* _Given problem_:
Copy out each line of the data holding "chart".

* _Data_:
┌──

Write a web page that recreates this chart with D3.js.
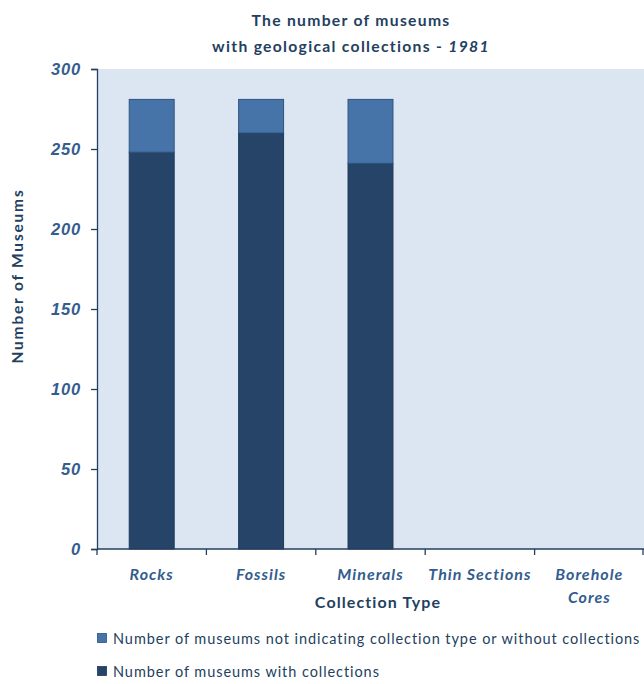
<!DOCTYPE html>
<html>
<head>
<meta charset="utf-8">
<script src="https://cdn.jsdelivr.net/npm/d3@7"></script>
<style>
  html, body { margin: 0; padding: 0; background: #ffffff; }
  svg { display: block; font-family: Lato, "Open Sans", sans-serif; }
</style>
</head>
<body>
<svg id="chart" width="644" height="684"></svg>
<script>
// Collection types shown along the x axis
const categories = ["Rocks", "Fossils", "Minerals", "Thin Sections", "Borehole Cores"];
// Museums reporting each collection type
const withCollections = [248, 260, 241, 0, 0];
// Museums not indicating the type, or holding no collections
const notIndicating = [33, 21, 40, 0, 0];
const yTicks = [0, 50, 100, 150, 200, 250, 300];
const seriesNames = [
  "Number of museums not indicating collection type or without collections",
  "Number of museums with collections"
];

const colDark = "#264467";
const colLight = "#4674a8";
const navy = "#243f60";
const tickBlue = "#335d8f";

const svg = d3.select("#chart");
const margin = { left: 97, top: 69, right: 0, bottom: 135 };
const W = 644, H = 684;
const plotW = W - margin.left - margin.right;
const plotH = H - margin.top - margin.bottom;

const x = d3.scaleBand().domain(categories).range([0, plotW]).paddingInner(0.58).paddingOuter(0.29);
const xTickScale = d3.scaleBand().domain(categories).range([0, plotW]);
const y = d3.scaleLinear().domain([0, 300]).range([plotH, 0]);

const g = svg.append("g").attr("transform", `translate(${margin.left},${margin.top})`);

// plot background
g.append("rect").attr("x", 0).attr("y", 0).attr("width", plotW).attr("height", plotH).attr("fill", "#dce6f2");

// stacked bars
const rows = categories.map((c, i) => ({ cat: c, withC: withCollections[i], notC: notIndicating[i] }));
const stack = d3.stack().keys(["withC", "notC"])(rows);
const fills = { withC: colDark, notC: colLight };
const strokes = { withC: "#1f3a5a", notC: "#2f537f" };
stack.forEach(layer => {
  g.append("g").selectAll("rect").data(layer.filter(d => d[1] > d[0])).join("rect")
    .attr("x", d => x(d.data.cat) + 0.5)
    .attr("width", x.bandwidth() - 1)
    .attr("y", d => y(d[1]))
    .attr("height", d => y(d[0]) - y(d[1]))
    .attr("fill", fills[layer.key])
    .attr("stroke", strokes[layer.key])
    .attr("stroke-width", 1);
});

// y axis
const yAxis = g.append("g").call(d3.axisLeft(y).tickValues(yTicks).tickSize(6).tickPadding(10));
yAxis.select(".domain").attr("stroke", navy).attr("stroke-width", 1.3);
yAxis.selectAll(".tick line").attr("stroke", navy).attr("stroke-width", 1.3);
yAxis.selectAll(".tick text").attr("fill", tickBlue).attr("font-size", 16.5)
  .attr("font-weight", "bold").attr("font-style", "italic").attr("letter-spacing", 0.8)
  .attr("dy", "0.35em");

// x axis with ticks at category boundaries
const xAxisG = g.append("g").attr("transform", `translate(0,${plotH})`);
xAxisG.append("line").attr("x1", 0).attr("x2", plotW).attr("y1", 0).attr("y2", 0)
  .attr("stroke", navy).attr("stroke-width", 1.3);
const bounds = categories.map(c => xTickScale(c)).concat([plotW - 1]);
xAxisG.selectAll("line.tk").data(bounds).join("line").attr("class", "tk")
  .attr("x1", d => d).attr("x2", d => d).attr("y1", 0).attr("y2", 6)
  .attr("stroke", navy).attr("stroke-width", 1.3);

// category labels, wrapped where needed
const wrapped = { "Borehole Cores": ["Borehole", "Cores"] };
categories.forEach(c => {
  const lines = wrapped[c] || [c];
  const cx = x(c) + x.bandwidth() / 2;
  const t = xAxisG.append("text")
    .attr("x", cx)
    .attr("y", 31)
    .attr("text-anchor", "middle")
    .attr("fill", tickBlue).attr("font-size", 16)
    .attr("font-weight", "bold").attr("font-style", "italic")
    .attr("letter-spacing", 1);
  lines.forEach((l, i) => t.append("tspan").attr("x", cx).attr("dy", i === 0 ? 0 : 23).text(l));
});

// axis titles
svg.append("text").attr("x", 378).attr("y", 608).attr("text-anchor", "middle")
  .attr("fill", navy).attr("font-size", 16).attr("font-weight", "bold")
  .attr("letter-spacing", 1.1).text("Collection Type");
svg.append("text").attr("transform", "translate(23,276) rotate(-90)").attr("text-anchor", "middle")
  .attr("fill", navy).attr("font-size", 15.5).attr("font-weight", "bold")
  .attr("letter-spacing", 1.8).text("Number of Museums");

// title
const title = svg.append("text").attr("text-anchor", "middle").attr("fill", navy)
  .attr("font-size", 15.7).attr("font-weight", "bold").attr("letter-spacing", 1.3);
title.append("tspan").attr("x", 351).attr("y", 26).text("The number of museums");
const t2 = title.append("tspan").attr("x", 351).attr("y", 52);
t2.append("tspan").text("with geological collections - ");
t2.append("tspan").attr("font-style", "italic").text("1981");

// legend
const legend = svg.append("g").attr("transform", "translate(97,633)");
[colLight, colDark].forEach((c, i) => {
  const row = legend.append("g").attr("transform", `translate(0,${i * 33})`);
  row.append("rect").attr("x", 0.5).attr("y", 0.5).attr("width", 9).attr("height", 9)
    .attr("fill", c).attr("stroke", i === 0 ? "#2f537f" : "#1f3a5a").attr("stroke-width", 0.8);
  row.append("text").attr("x", 16).attr("y", 11).attr("fill", navy).attr("font-size", 14.5)
    .attr("letter-spacing", 0.93).text(seriesNames[i]);
});
</script>
</body>
</html>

└──

* _Reply_:
Write a web page that recreates this chart with D3.js.
<svg id="chart" width="644" height="684"></svg>
const svg = d3.select("#chart");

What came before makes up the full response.